After making an official visit to Princeton over the weekend, sources are reporting that highly regarded 6'10" Milton Academy power forward Alec Brennan verbally committed to join the Tigers' 2014 class. According to ESPN, Brennan held offers from Iowa State, Kansas State, Maryland and several other major conference schools.

Previously Brennan had narrowed his list to eight programs: Brown, Davidson, Harvard, Princeton, Purdue, Stanford, Wake Forest and Yale.

Brennan is the second three star prospect coming to Princeton next season, joining guard Amir Bell.

Learn more about Brennan at his Yahoo!, 247 Sports and Scout profiles.

Several highlight packages and interviews can be found after the jump.

Rodney Johnson said,

September 16, 2013 @ 8:44 pm

Great news for the program!

Daniel Maass said,

September 17, 2013 @ 7:22 am

This is a HUGE "get" for the program! I know that people understandably don't have much faith in rating services, but just look at the places this kid had offers from - that says it all.

I am very impressed with Coach Henderson's recruiting and I believe that our future looks very bright. 3 seasons from now we could have a front-court rotation of Brase (Sr.), Miller (Jr.) and Brennan (So.) along with a backcourt of Bell (So.) Weisz (Jr.) Cook (Jr.) and probably several other 6'4'' to 6'6'' tweeners. That has the look of an Ivy League Championship team (and maybe more).

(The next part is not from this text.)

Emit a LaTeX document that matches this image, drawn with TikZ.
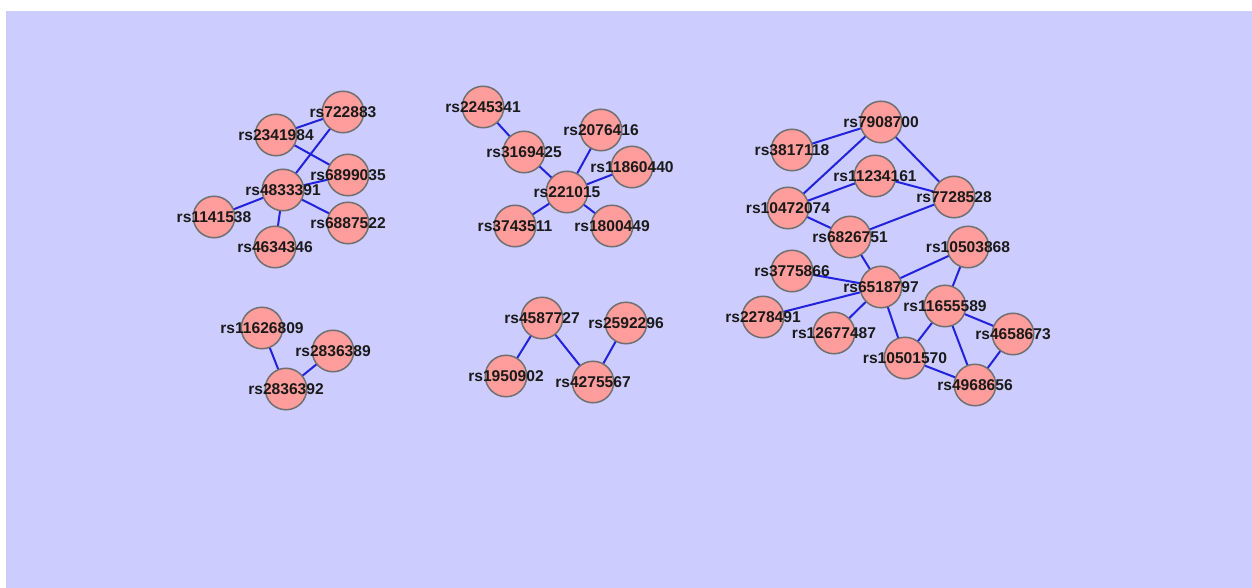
\documentclass[tikz,border=0pt]{standalone}
\usepackage{fontspec}
\setmainfont{Liberation Sans}
\pgfdeclarelayer{back}
\pgfdeclarelayer{bg}
\pgfdeclarelayer{fg}
\pgfsetlayers{back,bg,main,fg}
\definecolor{bgcol}{HTML}{CCCCFF}
\definecolor{nodecol}{HTML}{FF9C9C}
\definecolor{bordercol}{HTML}{707070}
\definecolor{edgecol}{HTML}{2222DD}
\definecolor{txtcol}{HTML}{1A1A1A}
\tikzset{
  snp/.style={circle, fill=nodecol, draw=bordercol, line width=1.5pt, minimum size=41.5pt, inner sep=0pt},
  lbl/.style={font=\fontsize{15.6}{16}\selectfont\bfseries, text=txtcol, inner sep=0pt},
  link/.style={draw=edgecol, line width=2pt}
}
\newcommand{\snpnode}[3]{\node[snp] (#1) at (#2) {}; \begin{pgfonlayer}{fg}\node[lbl] at (#1.center) {#3};\end{pgfonlayer}}
\begin{document}
\begin{tikzpicture}[x=1pt,y=-1pt]
\useasboundingbox (0,0) rectangle (1252,588);
\begin{pgfonlayer}{back}
\fill[bgcol] (6,11) rectangle (1252,588);
\end{pgfonlayer}
% left top cluster
\snpnode{a1}{343,112}{rs722883}
\snpnode{a2}{276,135}{rs2341984}
\snpnode{a3}{348,175}{rs6899035}
\snpnode{a4}{283,190}{rs4833391}
\snpnode{a5}{214,217}{rs1141538}
\snpnode{a6}{348,223}{rs6887522}
\snpnode{a7}{275,247}{rs4634346}
% middle top cluster
\snpnode{b1}{483,107}{rs2245341}
\snpnode{b2}{601,130}{rs2076416}
\snpnode{b3}{524,152}{rs3169425}
\snpnode{b4}{632,167}{rs11860440}
\snpnode{b5}{567,192}{rs221015}
\snpnode{b6}{515,226}{rs3743511}
\snpnode{b7}{612,226}{rs1800449}
% right cluster
\snpnode{c1}{881,122}{rs7908700}
\snpnode{c2}{792,150}{rs3817118}
\snpnode{c3}{875,176}{rs11234161}
\snpnode{c4}{954,197}{rs7728528}
\snpnode{c5}{788,208}{rs10472074}
\snpnode{c6}{850,237}{rs6826751}
\snpnode{c7}{968,247}{rs10503868}
\snpnode{c8}{792,271}{rs3775866}
\snpnode{c9}{881,287}{rs6518797}
\snpnode{c10}{763,317}{rs2278491}
\snpnode{c11}{945,306}{rs11655589}
\snpnode{c12}{834,333}{rs12677487}
\snpnode{c13}{1013,334}{rs4658673}
\snpnode{c14}{905,358}{rs10501570}
\snpnode{c15}{975,385}{rs4968656}
% bottom left
\snpnode{d1}{262,328}{rs11626809}
\snpnode{d2}{333,351}{rs2836389}
\snpnode{d3}{286,389}{rs2836392}
% bottom middle
\snpnode{e1}{542,318}{rs4587727}
\snpnode{e2}{626,323}{rs2592296}
\snpnode{e3}{506,376}{rs1950902}
\snpnode{e4}{593,382}{rs4275567}
\begin{pgfonlayer}{bg}
\draw[link] (a2.center) -- (a1.center);
\draw[link] (a1.center) -- (a4.center);
\draw[link] (a2.center) -- (a3.center);
\draw[link] (a4.center) -- (a3.center);
\draw[link] (a4.center) -- (a5.center);
\draw[link] (a4.center) -- (a6.center);
\draw[link] (a4.center) -- (a7.center);
\draw[link] (b1.center) -- (b3.center);
\draw[link] (b3.center) -- (b5.center);
\draw[link] (b2.center) -- (b5.center);
\draw[link] (b4.center) -- (b5.center);
\draw[link] (b6.center) -- (b5.center);
\draw[link] (b7.center) -- (b5.center);
\draw[link] (c2.center) -- (c1.center);
\draw[link] (c1.center) -- (c5.center);
\draw[link] (c1.center) -- (c4.center);
\draw[link] (c3.center) -- (c5.center);
\draw[link] (c3.center) -- (c4.center);
\draw[link] (c5.center) -- (c6.center);
\draw[link] (c6.center) -- (c4.center);
\draw[link] (c6.center) -- (c9.center);
\draw[link] (c8.center) -- (c9.center);
\draw[link] (c10.center) -- (c9.center);
\draw[link] (c12.center) -- (c9.center);
\draw[link] (c9.center) -- (c7.center);
\draw[link] (c9.center) -- (c14.center);
\draw[link] (c7.center) -- (c11.center);
\draw[link] (c11.center) -- (c14.center);
\draw[link] (c11.center) -- (c13.center);
\draw[link] (c11.center) -- (c15.center);
\draw[link] (c14.center) -- (c15.center);
\draw[link] (c13.center) -- (c15.center);
\draw[link] (d1.center) -- (d3.center);
\draw[link] (d2.center) -- (d3.center);
\draw[link] (e1.center) -- (e3.center);
\draw[link] (e1.center) -- (e4.center);
\draw[link] (e2.center) -- (e4.center);
\end{pgfonlayer}
\end{tikzpicture}
\end{document}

I know I'm getting ahead of myself, but after watching Harvard dominate Ivy recruiting for so many years now it's nice to see us strike back by stealing a great recruit from their own backyard.

Stuart Schulman said,

September 17, 2013 @ 2:54 pm

This would explain the cryptic tweets from the program office saying, "It's a great day to be a Tiger."

Steven Postrel said,

September 18, 2013 @ 7:50 pm

Finally got a chance to look at those highlights. (Nice job of getting all this stuff, Jon.)

I'm never sure how to translate what you see on selected clips against high-school competition, but those are pretty impressive. You can tell that for a big guy his feet are really quick, his shooting form is very smooth (and I liked how totally fluid his jump hook looked against a decent-sized opponent), he can catch the ball in traffic, and he looks like he can anticipate the action a couple of seconds ahead (some of the "effort" plays included in his highlight clips are also "anticipation" plays). A couple of nice interior passes, which could have been atypical, except if there's one thing I trust Princeton coaches on, it's their ability to evaluate passing ability.

The hardest thing to project (that the highlights showed a lot of) was shot-blocking, as that can be an entirely different proposition at higher levels of competition. If that were to translate up to college, though, the Tigers would really have something. The looming presence of a Kareem Maddox or Chris Young can make the rest of the defense a whole lot more effective.